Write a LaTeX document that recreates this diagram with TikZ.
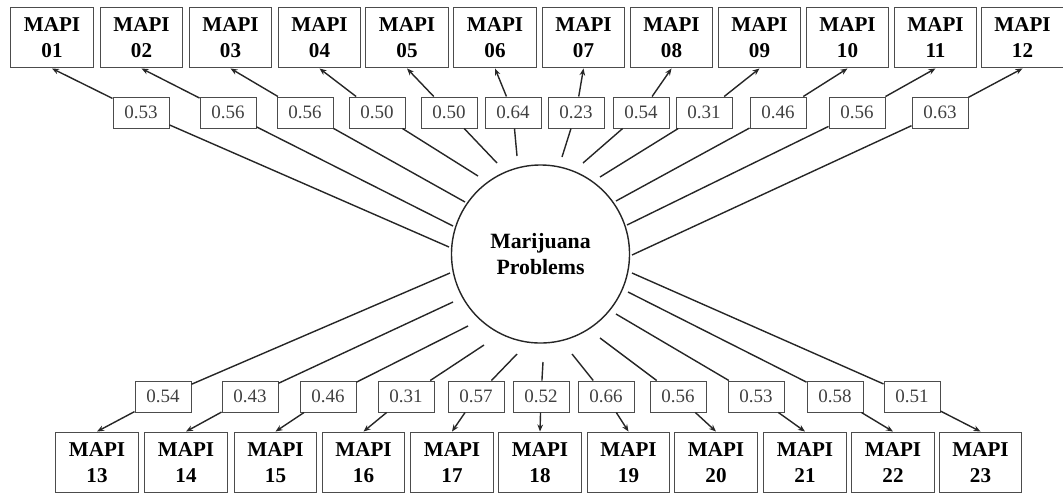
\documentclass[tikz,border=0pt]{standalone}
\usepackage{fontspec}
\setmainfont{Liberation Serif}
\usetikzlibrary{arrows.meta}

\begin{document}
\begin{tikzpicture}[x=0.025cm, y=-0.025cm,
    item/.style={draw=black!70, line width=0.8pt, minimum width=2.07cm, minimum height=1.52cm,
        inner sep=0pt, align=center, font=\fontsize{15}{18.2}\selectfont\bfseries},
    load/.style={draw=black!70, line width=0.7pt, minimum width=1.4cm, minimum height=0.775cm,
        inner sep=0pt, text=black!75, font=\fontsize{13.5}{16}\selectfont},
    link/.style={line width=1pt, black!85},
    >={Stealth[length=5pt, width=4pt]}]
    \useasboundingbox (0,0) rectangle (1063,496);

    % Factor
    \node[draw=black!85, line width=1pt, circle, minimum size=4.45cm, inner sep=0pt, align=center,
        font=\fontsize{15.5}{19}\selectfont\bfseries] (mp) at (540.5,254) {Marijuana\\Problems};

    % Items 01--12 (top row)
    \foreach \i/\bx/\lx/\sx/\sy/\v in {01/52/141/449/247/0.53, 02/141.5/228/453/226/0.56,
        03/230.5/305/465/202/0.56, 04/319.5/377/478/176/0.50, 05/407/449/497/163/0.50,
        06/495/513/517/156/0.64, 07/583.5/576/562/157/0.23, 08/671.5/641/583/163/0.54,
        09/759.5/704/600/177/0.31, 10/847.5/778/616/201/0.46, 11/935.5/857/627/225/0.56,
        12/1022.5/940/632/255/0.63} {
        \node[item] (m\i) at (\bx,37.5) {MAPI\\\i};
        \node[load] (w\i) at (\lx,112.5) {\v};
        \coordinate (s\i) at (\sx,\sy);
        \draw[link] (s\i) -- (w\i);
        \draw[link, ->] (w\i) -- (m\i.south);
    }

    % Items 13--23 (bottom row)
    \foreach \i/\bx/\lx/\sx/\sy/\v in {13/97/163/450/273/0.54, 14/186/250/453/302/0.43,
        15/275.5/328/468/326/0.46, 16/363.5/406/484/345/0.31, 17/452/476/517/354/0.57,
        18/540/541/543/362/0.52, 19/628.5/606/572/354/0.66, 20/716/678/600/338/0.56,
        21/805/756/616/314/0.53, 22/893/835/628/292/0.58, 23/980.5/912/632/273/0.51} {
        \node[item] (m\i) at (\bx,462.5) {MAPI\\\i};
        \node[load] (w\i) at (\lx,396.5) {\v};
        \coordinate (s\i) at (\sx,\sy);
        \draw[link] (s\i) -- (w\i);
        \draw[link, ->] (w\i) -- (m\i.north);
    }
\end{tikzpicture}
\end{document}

---------------

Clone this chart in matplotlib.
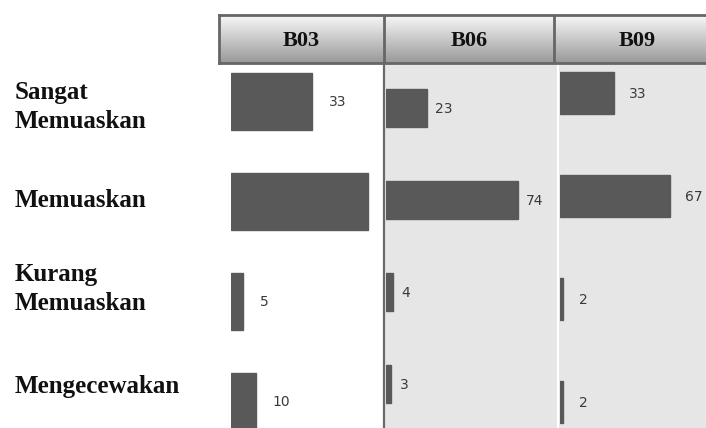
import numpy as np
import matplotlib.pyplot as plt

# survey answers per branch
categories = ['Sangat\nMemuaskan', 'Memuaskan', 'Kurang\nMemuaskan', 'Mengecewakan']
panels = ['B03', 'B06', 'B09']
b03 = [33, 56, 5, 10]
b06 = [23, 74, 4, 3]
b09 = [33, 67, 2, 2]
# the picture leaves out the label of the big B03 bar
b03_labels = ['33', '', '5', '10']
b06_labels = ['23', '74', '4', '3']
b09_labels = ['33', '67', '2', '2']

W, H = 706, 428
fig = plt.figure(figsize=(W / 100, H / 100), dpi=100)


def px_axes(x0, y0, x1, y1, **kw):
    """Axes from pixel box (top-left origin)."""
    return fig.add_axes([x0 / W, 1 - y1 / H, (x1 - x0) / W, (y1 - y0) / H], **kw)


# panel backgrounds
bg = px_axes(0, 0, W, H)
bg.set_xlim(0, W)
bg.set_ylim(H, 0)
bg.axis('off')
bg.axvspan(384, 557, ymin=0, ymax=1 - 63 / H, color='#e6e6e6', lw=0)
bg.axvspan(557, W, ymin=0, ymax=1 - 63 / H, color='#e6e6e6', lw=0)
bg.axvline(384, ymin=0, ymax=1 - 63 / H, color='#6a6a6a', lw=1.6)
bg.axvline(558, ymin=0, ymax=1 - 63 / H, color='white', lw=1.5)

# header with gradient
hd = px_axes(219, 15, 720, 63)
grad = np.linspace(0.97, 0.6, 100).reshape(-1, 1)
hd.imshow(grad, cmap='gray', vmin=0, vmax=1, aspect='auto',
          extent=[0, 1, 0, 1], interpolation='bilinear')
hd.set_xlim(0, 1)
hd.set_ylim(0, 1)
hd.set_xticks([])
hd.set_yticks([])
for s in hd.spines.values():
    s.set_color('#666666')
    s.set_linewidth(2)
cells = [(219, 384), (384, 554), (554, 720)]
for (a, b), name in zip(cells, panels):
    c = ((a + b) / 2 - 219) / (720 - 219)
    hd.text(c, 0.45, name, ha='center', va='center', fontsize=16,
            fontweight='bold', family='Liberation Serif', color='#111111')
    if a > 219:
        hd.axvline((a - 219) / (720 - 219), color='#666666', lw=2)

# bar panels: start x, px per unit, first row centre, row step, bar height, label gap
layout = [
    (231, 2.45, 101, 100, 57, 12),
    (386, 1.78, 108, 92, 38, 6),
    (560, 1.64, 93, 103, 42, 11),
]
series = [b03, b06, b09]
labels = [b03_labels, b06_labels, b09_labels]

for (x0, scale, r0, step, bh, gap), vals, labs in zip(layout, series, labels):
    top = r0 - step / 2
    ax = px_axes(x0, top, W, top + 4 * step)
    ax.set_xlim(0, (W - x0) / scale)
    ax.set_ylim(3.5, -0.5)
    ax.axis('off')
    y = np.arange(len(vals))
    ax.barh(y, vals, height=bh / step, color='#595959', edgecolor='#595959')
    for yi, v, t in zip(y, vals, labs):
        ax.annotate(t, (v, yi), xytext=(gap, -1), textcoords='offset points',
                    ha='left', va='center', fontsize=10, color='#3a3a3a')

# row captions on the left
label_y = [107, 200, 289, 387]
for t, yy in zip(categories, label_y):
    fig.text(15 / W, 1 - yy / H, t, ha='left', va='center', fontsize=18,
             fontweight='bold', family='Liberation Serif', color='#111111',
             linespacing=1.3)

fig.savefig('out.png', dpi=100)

---------------

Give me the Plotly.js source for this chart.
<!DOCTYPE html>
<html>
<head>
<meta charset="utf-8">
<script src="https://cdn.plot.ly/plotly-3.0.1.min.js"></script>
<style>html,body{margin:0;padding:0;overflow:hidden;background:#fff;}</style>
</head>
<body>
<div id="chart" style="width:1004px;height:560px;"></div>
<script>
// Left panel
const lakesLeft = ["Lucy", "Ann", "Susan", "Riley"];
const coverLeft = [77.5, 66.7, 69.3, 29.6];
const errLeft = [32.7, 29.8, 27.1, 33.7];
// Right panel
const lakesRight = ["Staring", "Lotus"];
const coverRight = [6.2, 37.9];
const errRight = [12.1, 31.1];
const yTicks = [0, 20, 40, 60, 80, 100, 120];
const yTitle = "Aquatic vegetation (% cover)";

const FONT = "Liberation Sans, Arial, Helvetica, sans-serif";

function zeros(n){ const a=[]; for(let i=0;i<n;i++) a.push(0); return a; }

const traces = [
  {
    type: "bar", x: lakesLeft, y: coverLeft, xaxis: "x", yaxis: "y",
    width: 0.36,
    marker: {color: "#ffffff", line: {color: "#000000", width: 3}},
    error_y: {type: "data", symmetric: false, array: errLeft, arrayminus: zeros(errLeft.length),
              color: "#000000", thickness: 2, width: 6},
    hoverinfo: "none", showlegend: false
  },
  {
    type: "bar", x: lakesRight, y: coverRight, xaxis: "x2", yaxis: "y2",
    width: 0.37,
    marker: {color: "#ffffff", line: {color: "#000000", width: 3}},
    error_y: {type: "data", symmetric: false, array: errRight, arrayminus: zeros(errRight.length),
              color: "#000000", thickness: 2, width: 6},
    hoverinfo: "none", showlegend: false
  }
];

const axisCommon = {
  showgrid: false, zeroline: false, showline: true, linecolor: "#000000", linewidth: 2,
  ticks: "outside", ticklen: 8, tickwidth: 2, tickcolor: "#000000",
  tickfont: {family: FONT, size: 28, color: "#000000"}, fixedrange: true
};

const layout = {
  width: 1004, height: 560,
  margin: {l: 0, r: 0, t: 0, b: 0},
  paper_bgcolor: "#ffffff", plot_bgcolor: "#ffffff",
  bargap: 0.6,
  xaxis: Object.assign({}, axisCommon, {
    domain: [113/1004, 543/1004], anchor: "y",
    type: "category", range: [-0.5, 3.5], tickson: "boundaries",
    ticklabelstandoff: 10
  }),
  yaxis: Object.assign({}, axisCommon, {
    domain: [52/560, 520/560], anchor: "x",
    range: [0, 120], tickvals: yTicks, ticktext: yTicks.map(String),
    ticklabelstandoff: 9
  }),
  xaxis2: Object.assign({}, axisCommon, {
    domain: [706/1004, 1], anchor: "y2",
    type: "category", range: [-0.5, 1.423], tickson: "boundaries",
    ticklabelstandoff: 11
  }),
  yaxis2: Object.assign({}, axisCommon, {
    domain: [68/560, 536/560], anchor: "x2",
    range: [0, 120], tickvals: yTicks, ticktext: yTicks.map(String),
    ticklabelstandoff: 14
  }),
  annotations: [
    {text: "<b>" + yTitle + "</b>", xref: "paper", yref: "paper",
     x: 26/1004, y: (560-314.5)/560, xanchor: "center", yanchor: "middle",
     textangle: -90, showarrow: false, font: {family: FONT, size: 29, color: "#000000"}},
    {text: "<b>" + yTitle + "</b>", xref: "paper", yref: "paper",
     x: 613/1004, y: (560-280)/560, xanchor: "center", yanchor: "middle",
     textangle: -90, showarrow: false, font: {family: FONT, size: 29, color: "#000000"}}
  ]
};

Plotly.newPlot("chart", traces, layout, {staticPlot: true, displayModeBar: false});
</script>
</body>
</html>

---------------

**What this task involves**: Find each line in the records holding the string "chart" and show it.

**Expected answer**:
Clone this chart in matplotlib.
Give me the Plotly.js source for this chart.
<div id="chart" style="width:1004px;height:560px;"></div>
Plotly.newPlot("chart", traces, layout, {staticPlot: true, displayModeBar: false});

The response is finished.